Now, the Rambam (Hil. Biat Mikdash 3:18) writes that a tameh who sticks his hand into the Temple receives "makat mardut" (Rabbinical lashes). The Ra'avad argues that it would seem from the Gemara in Zevachim that he receives lashes mi'deoraita. The dispute between the two Tosfot should depend on whether a partial entrance is deoraita or not. How? Tosfot in Zevachim was led to his chiddush that a severe aseh can override both an aseh and lav in order to explain how the aseh of korban pesach could supersede the aseh and lo ta'aseh of a partial entrance. But if we hold like the Rambam that there is no Torah prohibition, then Tosfot's question doesn't begin, and there is no need for chiddush that an aseh involving karet supersedes a lav and aseh. Thus, since the dispute between the two Tosfot depends on whether there is an issur deoraita against a partial entrance, according to the Rambam it should not supersede and according to the Ra'avad it should.
Let us return. According to Rambam, a person who is on his way to a seudat eirusin after the sixth hour must go back to destroy his chametz, and so too by korban pesach and mila, since there is both a lav after six and an aseh. But according to the Ra'avad, there is only an aseh after six, and so the aseh of korban pesach takes precedence over tashbitu. Hence, based on the parallel, also in the other cases we would not require him to go back, based on Tosfot's logic that one does not violate the prohibition of chametz if he intends to destroy.
The question of a lav after the sixth hour is connected to their other dispute regarding a partial entrance as follows: According to the Ra'avad, even if there would be lav and aseh (despite his intent) on Erev Pesach, still there is karet by korban pesach, and since he holds that a partial entrance is an issur deoraita he must come to Tosfot's conclusion in Zevachim. Thus, clearly he should continue on to offer his korban pesach, and by parallel, he should continue to the others also. But how can it be by seudat eirusin, where there is no mitzvat aseh? The Ra'avad therefore concludes that must be that there is no lav after sixth. The Rambam however, holds that the lashes in Zevachim are only derabanan, and therefore he doesn't have to say Tosfot's chiddush. Since he holds that there is a violation of chametz even where he has in mind to destroy later, there would clearly be an aseh, which would supersede seudat eirusin.

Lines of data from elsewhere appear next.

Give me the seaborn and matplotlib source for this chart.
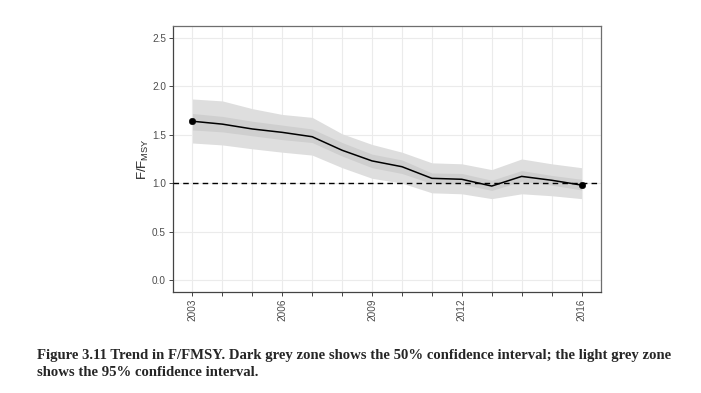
import numpy as np
import pandas as pd
import matplotlib
matplotlib.use('Agg')
import matplotlib.pyplot as plt
import seaborn as sns

# values
years = [2003, 2004, 2005, 2006, 2007, 2008, 2009, 2010, 2011, 2012, 2013, 2014, 2015, 2016]
median = [1.64, 1.61, 1.56, 1.525, 1.48, 1.34, 1.23, 1.17, 1.05, 1.04, 0.97, 1.07, 1.03, 0.98]
lo95 = [1.415, 1.395, 1.355, 1.32, 1.29, 1.16, 1.05, 1.00, 0.90, 0.89, 0.84, 0.89, 0.87, 0.84]
hi95 = [1.87, 1.85, 1.77, 1.71, 1.68, 1.51, 1.40, 1.32, 1.21, 1.20, 1.14, 1.25, 1.20, 1.16]
lo50 = [1.55, 1.53, 1.49, 1.45, 1.42, 1.28, 1.16, 1.10, 0.995, 0.99, 0.925, 1.02, 0.98, 0.93]
hi50 = [1.72, 1.69, 1.64, 1.60, 1.56, 1.42, 1.30, 1.24, 1.105, 1.10, 1.03, 1.13, 1.08, 1.04]
label_years = [2003, 2006, 2009, 2012, 2016]
y_ticks = [0.0, 0.5, 1.0, 1.5, 2.0, 2.5]

caption = ("Figure 3.11 Trend in F/FMSY. Dark grey zone shows the 50% confidence interval; the light grey zone\n"
           "shows the 95% confidence interval.")

df = pd.DataFrame({'year': years, 'f': median, 'lo95': lo95, 'hi95': hi95, 'lo50': lo50, 'hi50': hi50})
ends = df.iloc[[0, -1]]

sns.set_theme(style='white')
plt.rcParams['font.family'] = ['Liberation Sans', 'DejaVu Sans']
plt.rcParams['mathtext.fontset'] = 'custom'
plt.rcParams['mathtext.sf'] = 'Liberation Sans'
plt.rcParams['mathtext.rm'] = 'Liberation Sans'

fig = plt.figure(figsize=(7.01, 3.93), dpi=100)
ax = fig.add_axes([0.2468, 0.257, 0.6105, 0.677])

ax.fill_between(df['year'], df['lo95'], df['hi95'], color='#DEDEDE', lw=0, zorder=2)
ax.fill_between(df['year'], df['lo50'], df['hi50'], color='#CFCFCF', lw=0, zorder=3)
sns.lineplot(data=df, x='year', y='f', color='black', lw=1.1, ax=ax, zorder=4)
sns.scatterplot(data=ends, x='year', y='f', color='black', s=22, edgecolor='black', ax=ax, zorder=5)
ax.axhline(1.0, color='black', ls=(0, (4, 3)), lw=1.0, zorder=4)

ax.set_xlim(2002.35, 2016.65)
ax.set_ylim(-0.125, 2.625)
ax.set_xticks(label_years)
ax.set_xticklabels([str(y) for y in label_years], rotation=90)
ax.set_xticks(years, minor=True)
ax.set_yticks(y_ticks)
ax.set_yticklabels(['%.1f' % v for v in y_ticks])

ax.grid(True, which='both', color='#EBEBEB', lw=0.8, zorder=0)
ax.set_axisbelow(True)
for s in ax.spines.values():
    s.set_color('#6E6E6E')
    s.set_linewidth(0.9)
ax.spines['left'].set_color('#444444')
ax.spines['bottom'].set_color('#444444')

ax.tick_params(axis='both', which='both', direction='out', length=3, width=0.7,
               color='#444444', labelsize=7.2, labelcolor='#4D4D4D', pad=2)
ax.tick_params(axis='x', which='minor', labelbottom=False)
ax.tick_params(left=True, bottom=True)
ax.tick_params(axis='x', which='minor', bottom=True)

ax.set_xlabel('')
ax.set_ylabel(r'$\mathsf{F/F_{MSY}}$', fontsize=9.5, labelpad=1)

fig.text(37 / 701, 1 - 349 / 393, caption, family=['Liberation Serif'], fontweight='bold',
         fontsize=10.6, va='top', ha='left', linespacing=1.45)

fig.savefig('out.png', dpi=100)
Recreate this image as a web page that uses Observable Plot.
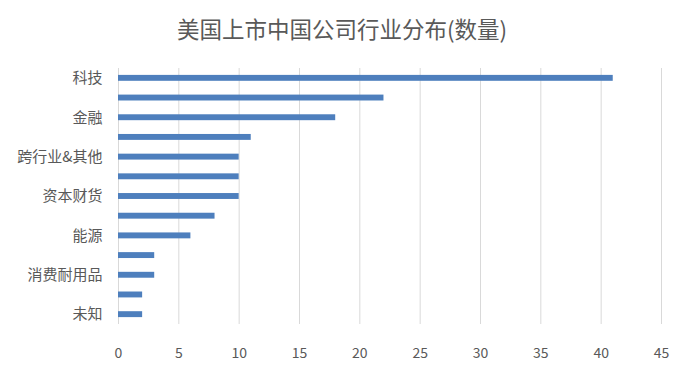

Furthermore, once we say that even a severe aseh does not supersede an aseh and lo ta'aseh, we can assume, as well, that there exists a lav, and korban pesach will also not supersede the prohibition of chametz after the sixth hour, maintaining the uniformity of the Mishna. Thus, the dispute about chametz after six is dependent on the question of whether the lashes in Zevachim for a partial entrance is deoraita.
This is a typical piece of Torah worthy of R. Akiva Eiger! [He concludes, though, that this is all based on the Ra'avad's understanding that according to the Rambam there is a lav after the sixth hour. However, the Maggid Mishneh explains that the Rambam also maintains that the lav is only on Pesach itself.]